Perhaps the most nakedly aggressive move, however, is the open reference platform for humanoid robots. This is a direct play to commoditize the competition and set the standard. By releasing a blueprint for a humanoid, complete with the Isaac robotics software stack and the new Omniverse-based simulation tools, Nvidia is doing two things. First, it’s lowering the barrier to entry, fostering a massive ecosystem of hardware startups (like Figure, Agility, and others) that will, crucially, need Nvidia’s compute and software to function. Second, it’s subtly defining what a "standard" humanoid should look like and how it should think. This is a land grab for the form factor of the future. Every startup that adopts the reference platform becomes another node in Nvidia’s network, another dependent on its CUDA-powered ecosystem. The enthusiasm for this should be tempered with caution. An open platform is wonderful until it becomes a de facto monopoly. The ghost of Android’s fragmentation issues, but in 3D, looms over this endeavor.
Look at the trifecta together, and the strategy crystallizes into something formidable and slightly terrifying. Cosmos 3 is the synthetic universe for training. Alpamayo 2 is the trained brain for specific high-value deployment. The humanoid platform is the body for general-purpose interaction. It’s a complete lifecycle: birth in simulation, specialized careers in vehicles or factories, and a generalized existence in humanoid form. Nvidia is building the cradle-to-grave infrastructure for artificial life. They are selling the shovels, the gold pan, the map, and now, the very claim to the territory.
This is where the critical perspective sharpens. The industry is hurtling toward a future of physical AI with breathtaking speed, powered almost entirely by Nvidia’s capital and vision. That concentration of power in one company’s hands is a profound risk. What happens when Cosmos 3 is the only viable world model? When Alpamayo is the only driving system that can achieve Level 5 autonomy? When Nvidia’s humanoid reference is the only path to a functioning robot? The company would become a regulated utility for reality itself. Their dominance is a testament to their genius, but it’s also a single point of failure for a massive slice of the global economy.

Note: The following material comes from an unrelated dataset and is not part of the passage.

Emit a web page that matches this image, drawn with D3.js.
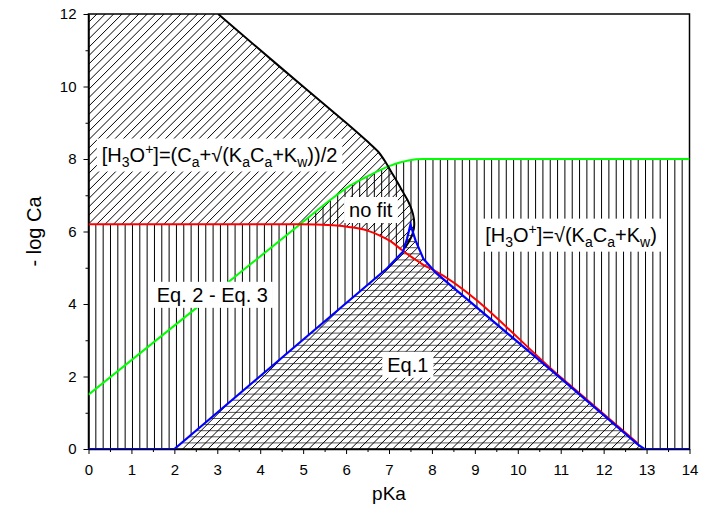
<!DOCTYPE html>
<html>
<head>
<meta charset="utf-8">
<script src="https://cdn.jsdelivr.net/npm/d3@7"></script>
<style>
  html, body { margin: 0; padding: 0; background: #fff; }
  svg { display: block; font-family: Arial, "Liberation Sans", sans-serif; }
</style>
</head>
<body>
<svg id="chart" width="703" height="509"></svg>
<script>
// ---- axis ticks ----
const xTicks = [0, 1, 2, 3, 4, 5, 6, 7, 8, 9, 10, 11, 12, 13, 14];
const xMinorTicks = [0.5, 1.5, 2.5, 3.5, 4.5, 5.5, 6.5, 7.5, 8.5, 9.5, 10.5, 11.5, 12.5, 13.5];
const yTicks = [0, 2, 4, 6, 8, 10, 12];
const yMinorTicks = [1, 3, 5, 7, 9, 11];

// ---- boundary curves: x = pKa, y = -log Ca ----
// Eq.1 validity limit (blue)
const blueX = [0, 2, 6.95, 7.33, 7.42, 7.5, 7.62, 7.8, 8.1, 11.05, 12.8, 12.95, 14];
const blueY = [0, 0, 4.98, 5.45, 5.8, 6.19, 5.75, 5.25, 4.85, 1.9, 0.12, 0, 0];
// Eq.2 limit (red)
const redX = [0, 4.93, 5.7, 6.1, 6.48, 6.8, 7.05, 7.3, 7.57, 7.8, 8.05, 11.05, 12.8];
const redY = [6.2, 6.2, 6.17, 6.12, 6.03, 5.88, 5.72, 5.49, 5.26, 5.08, 4.93, 1.93, 0.15];
// Eq.3 limit (green)
const greenX = [0, 2.5, 4.93, 5.7, 6.1, 6.48, 7.02, 7.45, 7.8, 14];
const greenY = [1.5, 3.88, 6.2, 6.93, 7.27, 7.51, 7.81, 7.96, 8.0, 8.0];
// quadratic-formula limit (black)
const blackX = [3.02, 4.5, 6.0, 6.5, 6.75, 6.9, 7.05, 7.2, 7.32, 7.44, 7.53, 7.58, 7.58, 7.5, 7.37];
const blackY = [12, 10.5, 9.0, 8.48, 8.2, 7.95, 7.65, 7.35, 7.1, 6.85, 6.6, 6.35, 6.08, 5.8, 5.55];

// ---- region labels ----
const labelTexts = [
  [["[H"], ["3", "sub"], ["O"], ["+", "sup"], ["]=(C"], ["a", "sub"], ["+\u221A(K"], ["a", "sub"], ["C"], ["a", "sub"], ["+K"], ["w", "sub"], ["))/2"]],
  [["no fit"]],
  [["[H"], ["3", "sub"], ["O"], ["+", "sup"], ["]=\u221A(K"], ["a", "sub"], ["C"], ["a", "sub"], ["+K"], ["w", "sub"], [")"]],
  [["Eq. 2 - Eq. 3"]],
  [["Eq.1"]]
];
// text start / baseline anchors in axis units
const labelAnchors = [
  [0.31, 7.93],
  [6.07, 6.40],
  [9.24, 5.72],
  [1.59, 4.06],
  [6.96, 2.13]
];

// ---- layout ----
const W = 703, H = 509;
const plot = { left: 88.5, right: 689.5, top: 14, bottom: 449 };

const svg = d3.select("#chart");
svg.append("rect").attr("width", W).attr("height", H).attr("fill", "#fff");

const x = d3.scaleLinear().domain([0, 14]).range([plot.left, plot.right]);
const y = d3.scaleLinear().domain([0, 12]).range([plot.bottom, plot.top]);

const zip = (xs, ys) => xs.map((v, i) => [v, ys[i]]);
const bluePts = zip(blueX, blueY);
const redPts = zip(redX, redY);
const greenPts = zip(greenX, greenY);
const blackPts = zip(blackX, blackY);

const lineLinear = d3.line().x(d => x(d[0])).y(d => y(d[1]));
const lineMono = d3.line().x(d => x(d[0])).y(d => y(d[1])).curve(d3.curveMonotoneX);
const lineCR = d3.line().x(d => x(d[0])).y(d => y(d[1])).curve(d3.curveCatmullRom.alpha(0.5));
const areaBelow = curve => d3.area().x(d => x(d[0])).y0(y(0)).y1(d => y(d[1])).curve(curve);
const areaAbove = curve => d3.area().x(d => x(d[0])).y0(y(12)).y1(d => y(d[1])).curve(curve);

const defs = svg.append("defs");

// plot area clip
defs.append("clipPath").attr("id", "clipPlot")
  .append("rect").attr("x", plot.left).attr("y", plot.top)
  .attr("width", plot.right - plot.left).attr("height", plot.bottom - plot.top);

// region under the red / green curves (vertical hatching)
const cpVert = defs.append("clipPath").attr("id", "clipVert");
cpVert.append("path").attr("d", areaBelow(d3.curveMonotoneX)(redPts));
cpVert.append("path").attr("d", areaBelow(d3.curveMonotoneX)(greenPts));

// triangle below the blue curve
defs.append("clipPath").attr("id", "clipTri")
  .append("path").attr("d", areaBelow(d3.curveLinear)(bluePts));

// above the red curve
defs.append("clipPath").attr("id", "clipAboveRed")
  .append("path").attr("d", areaAbove(d3.curveMonotoneX)(redPts.concat([[14, redY[redY.length - 1]]])));

// left of the black curve
const blackPath = lineCR(blackPts);
const last = blackPts[blackPts.length - 1];
defs.append("clipPath").attr("id", "clipLeftBlack")
  .append("path")
  .attr("d", `M${x(0)},${y(12)}` + blackPath.replace(/^M/, "L") +
             `L${x(last[0])},${y(0)}L${x(0)},${y(0)}Z`);

// ---- hatch line generators ----
const pw = plot.right - plot.left, ph = plot.bottom - plot.top;

function verticalHatch(g) {
  const step = pw / 82;
  for (let k = 1; k < 82; k++) {
    const xx = plot.left + k * step;
    g.append("line").attr("x1", xx).attr("x2", xx)
      .attr("y1", plot.top).attr("y2", plot.bottom);
  }
}
function horizontalHatch(g) {
  const step = 6.1;
  for (let yy = plot.bottom - step; yy > plot.top; yy -= step) {
    g.append("line").attr("x1", plot.left).attr("x2", plot.right)
      .attr("y1", yy).attr("y2", yy);
  }
}
function diagonalHatch(g) {
  const step = 8.4;
  for (let c = plot.left - ph; c < plot.right; c += step) {
    g.append("line").attr("x1", c).attr("y1", plot.bottom)
      .attr("x2", c + ph).attr("y2", plot.top);
  }
}

const hatchStyle = g => g.attr("stroke", "#000").attr("stroke-width", 1).attr("fill", "none");

const plotG = svg.append("g").attr("clip-path", "url(#clipPlot)");

// vertical hatching region
verticalHatch(plotG.append("g").attr("clip-path", "url(#clipVert)").call(hatchStyle));

// Eq.1 triangle: white base, horizontal + diagonal hatching
plotG.append("path").attr("d", areaBelow(d3.curveLinear)(bluePts)).attr("fill", "#fff");
const triG = plotG.append("g").attr("clip-path", "url(#clipTri)");
horizontalHatch(triG.append("g").attr("stroke", "#444").attr("stroke-width", 0.9).attr("fill", "none"));
diagonalHatch(triG.append("g").call(hatchStyle));

// upper-left region (above red, left of black): diagonal hatching
const diagG = plotG.append("g").attr("clip-path", "url(#clipAboveRed)")
  .append("g").attr("clip-path", "url(#clipLeftBlack)").call(hatchStyle);
diagonalHatch(diagG);

// ---- frame and axes ----
svg.append("rect")
  .attr("x", plot.left).attr("y", plot.top)
  .attr("width", pw).attr("height", ph)
  .attr("fill", "none").attr("stroke", "#000").attr("stroke-width", 1.5);

const fontFam = 'Arial, "Liberation Sans", sans-serif';

svg.append("g").attr("transform", `translate(0,${plot.bottom})`)
  .call(d3.axisBottom(x).tickValues(xTicks).tickFormat(d3.format("d"))
    .tickSize(5).tickSizeOuter(0).tickPadding(10));
svg.append("g").attr("transform", `translate(0,${plot.bottom})`)
  .call(d3.axisBottom(x).tickValues(xMinorTicks).tickFormat("")
    .tickSize(3).tickSizeOuter(0))
  .call(g => g.select(".domain").remove());

svg.append("g").attr("transform", `translate(${plot.left},0)`)
  .call(d3.axisLeft(y).tickValues(yTicks).tickFormat(d3.format("d"))
    .tickSize(5).tickSizeOuter(0).tickPadding(7));
svg.append("g").attr("transform", `translate(${plot.left},0)`)
  .call(d3.axisLeft(y).tickValues(yMinorTicks).tickFormat("")
    .tickSize(3).tickSizeOuter(0))
  .call(g => g.select(".domain").remove());

svg.selectAll(".tick text").attr("font-size", 15).attr("font-family", fontFam).attr("fill", "#000");
svg.selectAll(".domain").attr("stroke-width", 1.5);
svg.selectAll(".tick line").attr("stroke-width", 1);

// axis titles
svg.append("text")
  .attr("x", (plot.left + plot.right) / 2).attr("y", 500)
  .attr("text-anchor", "middle").attr("font-size", 19).text("pKa");
svg.append("text")
  .attr("transform", `translate(41,${(plot.top + plot.bottom) / 2}) rotate(-90)`)
  .attr("text-anchor", "middle").attr("font-size", 20).text("- log Ca");

// ---- boundary curves ----
const curveG = svg.append("g").attr("clip-path", "url(#clipPlot)").attr("fill", "none");
curveG.append("path").attr("d", lineMono(greenPts)).attr("stroke", "#00ff00").attr("stroke-width", 2);
curveG.append("path").attr("d", blackPath).attr("stroke", "#000").attr("stroke-width", 2);
curveG.append("path").attr("d", lineMono(redPts)).attr("stroke", "#ff0000").attr("stroke-width", 2);
curveG.append("path").attr("d", lineLinear(bluePts)).attr("stroke", "#0000ff").attr("stroke-width", 2.2);

// ---- region labels on white boxes ----
function richText(g, segs, px, py, size) {
  const t = g.append("text").attr("x", px).attr("y", py).attr("font-size", size).attr("fill", "#000");
  let shift = 0;
  segs.forEach(([s, kind]) => {
    const target = kind === "sub" ? 5 : kind === "sup" ? -8 : 0;
    t.append("tspan").attr("dy", target - shift)
      .attr("font-size", kind ? size * 0.7 : size).text(s);
    shift = target;
  });
  return t;
}

const labelG = svg.append("g");
labelTexts.forEach((segs, i) => {
  const [ax, ay] = labelAnchors[i];
  const t = richText(labelG, segs, x(ax), y(ay), 20);
  const bb = t.node().getBBox();
  labelG.insert("rect", () => t.node())
    .attr("x", bb.x - 5).attr("y", bb.y - 2)
    .attr("width", bb.width + 10).attr("height", bb.height + 4)
    .attr("fill", "#fff");
});
</script>
</body>
</html>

The announcements are impressive, technically brilliant, and strategically cohesive. But the true story isn’t in the specs of the new models. It’s in the quiet, relentless march to become the indispensable layer between human intent and machine action in the physical world. Nvidia isn’t just providing the tools; it’s writing the physics of the future economy. Whether that future is a marvel of seamless automation or a walled garden of unprecedented dependency depends not just on the code Nvidia writes, but on the diversity of thought and competition we allow to survive in its shadow. The bets are placed. The simulation is running. And the real world is about to get a very loud, Nvidia-branded update.